We toured the house. The walls were dotted with photographs of David’s family and on the tablesides were drifts of paperwork relating to the couple’s ongoing legal wrangling. In the dining room, four photographs formed a diamond and David pointed to the top one, showing his great-great-grandfather in profile, looking stern, and quite like him. He is the member of the family with the most to do with his great-great-grandson’s current predicament. When the Earl of Derby offered him the chance to buy the property, he refused. “He was very, very wealthy,” David said as he and his ancestor on the wall squinted back at each other. “None of it makes sense.”
He refused to buy because the rent was so cheap it didn’t make sense to. Even now, the rent is an absolute steal: £500 a month for the house and its land, a peppercorn rent that has been renewed in the farm’s repeated tenancies over the years. For context, three-bedroom semis in Harwood are currently going for about £950 a month. The refusal meant the property and land was eventually sold on to a big corporate landowner in the ’50s, who sold it to the council in 1961, who have since, David tells me, “nibbled at it.” Joseph Yates started out with 160 acres of farmland; David is left with 12.

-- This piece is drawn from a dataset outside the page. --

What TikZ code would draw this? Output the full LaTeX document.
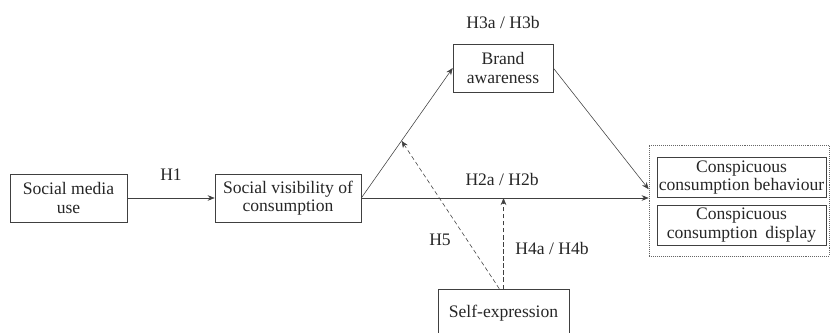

He and Karen first met in the early 1990s. David had just got married and knew he had made a mistake, and not long after bumped into Karen while buying a bottle of wine. They saw each other around, and when David eventually got divorced, their paths crossed again and they got married in 2020. They both run the businesses on the site: baling hay for other farms and running the cattery, and Karen has a beauty studio too. It’s what makes the risk of eviction more frightening. “We’ll be made homeless and we’ll have no jobs,” Karen says. “David — all he has ever known is farming. It’s just crazy to wipe out our livelihood.” The added pressure of the legal battle has taken a toll on the couple. “We’re exhausted,” she says. “We just want it to stop.”